Start Information shown
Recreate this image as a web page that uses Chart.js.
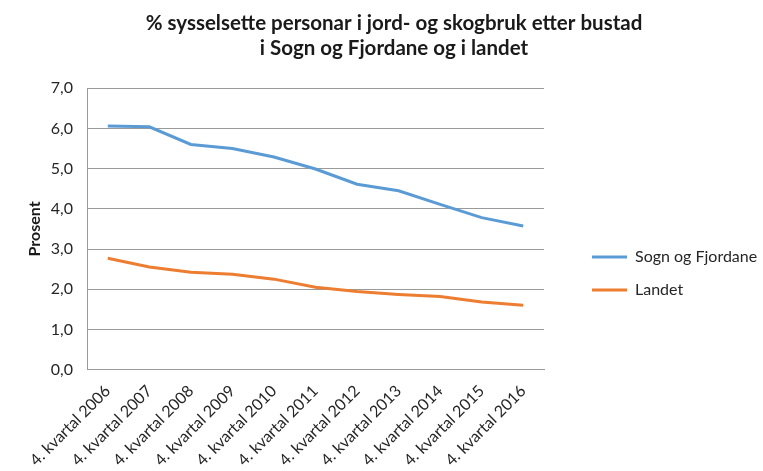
<!DOCTYPE html>
<html>
<head>
<meta charset="utf-8">
<script src="https://cdn.jsdelivr.net/npm/chart.js@4.4.1/dist/chart.umd.min.js"></script>
<style>
	html, body { margin: 0; padding: 0; background: #fff; }
	#wrap { width: 763px; height: 471px; }
</style>
</head>
<body>
<div id="wrap"><canvas id="chart"></canvas></div>
<script>
const categories = [
	'4. kvartal 2006', '4. kvartal 2007', '4. kvartal 2008', '4. kvartal 2009',
	'4. kvartal 2010', '4. kvartal 2011', '4. kvartal 2012', '4. kvartal 2013',
	'4. kvartal 2014', '4. kvartal 2015', '4. kvartal 2016',
];
const sognValues = [6.06, 6.04, 5.60, 5.50, 5.29, 4.99, 4.61, 4.45, 4.11, 3.78, 3.57];
const landetValues = [2.77, 2.55, 2.42, 2.37, 2.25, 2.05, 1.94, 1.87, 1.82, 1.68, 1.60];
const yTicks = [0, 1, 2, 3, 4, 5, 6, 7];

const gridColor = '#9a9a9a';
const textColor = '#262626';

Chart.defaults.font.family = 'Lato, "Open Sans", sans-serif';
Chart.defaults.color = textColor;

new Chart(document.getElementById('chart').getContext('2d'), {
	type: 'line',
	data: {
		labels: categories,
		datasets: [
			{
				label: 'Sogn og Fjordane',
				data: sognValues,
				borderColor: '#5b9bd5',
				backgroundColor: '#5b9bd5',
				borderWidth: 3,
				pointRadius: 0,
				tension: 0,
			},
			{
				label: 'Landet',
				data: landetValues,
				borderColor: '#ed7d31',
				backgroundColor: '#ed7d31',
				borderWidth: 3,
				pointRadius: 0,
				tension: 0,
			},
		],
	},
	options: {
		responsive: true,
		maintainAspectRatio: false,
		animation: false,
		layout: { padding: { left: 25, right: 0, top: 0, bottom: -11 } },
		plugins: {
			title: {
				display: true,
				text: ['% sysselsette personar i jord- og skogbruk etter bustad', 'i Sogn og Fjordane og i landet'],
				font: { size: 20.5, weight: 'bold' },
				color: '#1a1a1a',
				padding: { top: 11, bottom: 28 },
			},
			legend: {
				position: 'right',
				maxWidth: 188,
				title: {
					display: true,
					text: '',
					font: { size: 1 },
					padding: { top: 64, bottom: 0 },
				},
				labels: {
					usePointStyle: true,
					pointStyle: 'line',
					pointStyleWidth: 35,
					padding: 17,
					font: { size: 16 },
					color: textColor,
				},
			},
			tooltip: { enabled: false },
		},
		scales: {
			x: {
				offset: true,
				grid: { display: false, drawTicks: false },
				border: { display: true, color: gridColor },
				ticks: {
					maxRotation: 45,
					minRotation: 45,
					autoSkip: false,
					font: { size: 16 },
					padding: 12,
				},
			},
			y: {
				min: 0,
				max: 7,
				afterBuildTicks: (scale) => {
					scale.ticks = yTicks.map((v) => ({ value: v }));
				},
				afterFit: (scale) => {
					scale.width = 62;
				},
				grid: { color: gridColor, drawTicks: false },
				border: { display: true, color: gridColor },
				ticks: {
					padding: 14,
					font: { size: 16 },
					callback: (v) => v.toFixed(1).replace('.', ','),
				},
				title: {
					display: true,
					text: 'Prosent',
					font: { size: 16, weight: 'bold' },
					color: '#1a1a1a',
					padding: { top: 0, bottom: 5 },
				},
			},
			gap: {
				position: 'right',
				display: true,
				grid: { display: false },
				border: { display: false },
				ticks: { display: false },
				afterFit: (scale) => {
					scale.width = 31;
				},
			},
		},
	},
});
</script>
</body>
</html>
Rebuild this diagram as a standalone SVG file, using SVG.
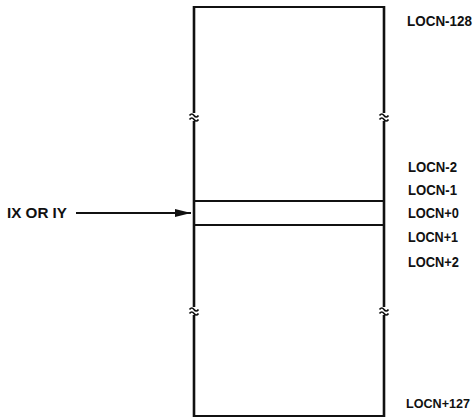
<svg xmlns="http://www.w3.org/2000/svg" width="476" height="419" viewBox="0 0 476 419">
<style>
.t{font-family:"Liberation Sans",Arial,sans-serif;font-weight:bold;font-size:14.5px;fill:#111}
.v{stroke:#111;stroke-width:2.6;fill:none}
.h{stroke:#111;stroke-width:2.2;fill:none}
.brk{stroke:#111;stroke-width:1.7;fill:none}
</style>
<defs>
<marker id="ah" markerWidth="16" markerHeight="8" refX="16" refY="4" orient="auto" markerUnits="userSpaceOnUse">
<path d="M0,0 L16,4 L0,8 Z" fill="#111"/>
</marker>
<g id="brk">
<rect x="-4" y="-4" width="8" height="8" fill="#fff"/>
<path class="brk" d="M-4.5,-1.5 q2.25,-3 4.5,0 t4.5,0 M-4.5,2.5 q2.25,-3 4.5,0 t4.5,0"/>
</g>
</defs>
<g id="memory">
<path class="v" d="M194,6 V417 M384,6 V417"/>
<path class="h" d="M193,7 H385 M193,416 H385"/>
<use href="#brk" x="194" y="117"/>
<use href="#brk" x="384" y="117"/>
<use href="#brk" x="194" y="311"/>
<use href="#brk" x="384" y="311"/>
</g>
<g id="locn0">
<path class="h" d="M194,201 H384 M194,225 H384"/>
</g>
<g id="connectors">
<line x1="76" y1="213" x2="191" y2="213" stroke="#111" stroke-width="2" marker-end="url(#ah)"/>
</g>
<g id="labels">
<text class="t" x="7" y="218" textLength="60" lengthAdjust="spacingAndGlyphs">IX OR IY</text>
<text class="t" x="407" y="26" textLength="65" lengthAdjust="spacingAndGlyphs">LOCN-128</text>
<text class="t" x="408" y="172" textLength="49" lengthAdjust="spacingAndGlyphs">LOCN-2</text>
<text class="t" x="408" y="195" textLength="49" lengthAdjust="spacingAndGlyphs">LOCN-1</text>
<text class="t" x="408" y="218" textLength="51" lengthAdjust="spacingAndGlyphs">LOCN+0</text>
<text class="t" x="408" y="242" textLength="50" lengthAdjust="spacingAndGlyphs">LOCN+1</text>
<text class="t" x="408" y="267" textLength="51" lengthAdjust="spacingAndGlyphs">LOCN+2</text>
<text class="t" x="406" y="408" style="font-size:13px" textLength="64" lengthAdjust="spacingAndGlyphs">LOCN+127</text>
</g>
</svg>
End Information shown
> **Short problem**
Locate the line containing "Rebuild this diagram" in the records above, then output it and every line after it through the last, excluding pictures.

> **Written response**
Rebuild this diagram as a standalone SVG file, using SVG.
<svg xmlns="http://www.w3.org/2000/svg" width="476" height="419" viewBox="0 0 476 419">
<style>
.t{font-family:"Liberation Sans",Arial,sans-serif;font-weight:bold;font-size:14.5px;fill:#111}
.v{stroke:#111;stroke-width:2.6;fill:none}
.h{stroke:#111;stroke-width:2.2;fill:none}
.brk{stroke:#111;stroke-width:1.7;fill:none}
</style>
<defs>
<marker id="ah" markerWidth="16" markerHeight="8" refX="16" refY="4" orient="auto" markerUnits="userSpaceOnUse">
<path d="M0,0 L16,4 L0,8 Z" fill="#111"/>
</marker>
<g id="brk">
<rect x="-4" y="-4" width="8" height="8" fill="#fff"/>
<path class="brk" d="M-4.5,-1.5 q2.25,-3 4.5,0 t4.5,0 M-4.5,2.5 q2.25,-3 4.5,0 t4.5,0"/>
</g>
</defs>
<g id="memory">
<path class="v" d="M194,6 V417 M384,6 V417"/>
<path class="h" d="M193,7 H385 M193,416 H385"/>
<use href="#brk" x="194" y="117"/>
<use href="#brk" x="384" y="117"/>
<use href="#brk" x="194" y="311"/>
<use href="#brk" x="384" y="311"/>
</g>
<g id="locn0">
<path class="h" d="M194,201 H384 M194,225 H384"/>
</g>
<g id="connectors">
<line x1="76" y1="213" x2="191" y2="213" stroke="#111" stroke-width="2" marker-end="url(#ah)"/>
</g>
<g id="labels">
<text class="t" x="7" y="218" textLength="60" lengthAdjust="spacingAndGlyphs">IX OR IY</text>
<text class="t" x="407" y="26" textLength="65" lengthAdjust="spacingAndGlyphs">LOCN-128</text>
<text class="t" x="408" y="172" textLength="49" lengthAdjust="spacingAndGlyphs">LOCN-2</text>
<text class="t" x="408" y="195" textLength="49" lengthAdjust="spacingAndGlyphs">LOCN-1</text>
<text class="t" x="408" y="218" textLength="51" lengthAdjust="spacingAndGlyphs">LOCN+0</text>
<text class="t" x="408" y="242" textLength="50" lengthAdjust="spacingAndGlyphs">LOCN+1</text>
<text class="t" x="408" y="267" textLength="51" lengthAdjust="spacingAndGlyphs">LOCN+2</text>
<text class="t" x="406" y="408" style="font-size:13px" textLength="64" lengthAdjust="spacingAndGlyphs">LOCN+127</text>
</g>
</svg>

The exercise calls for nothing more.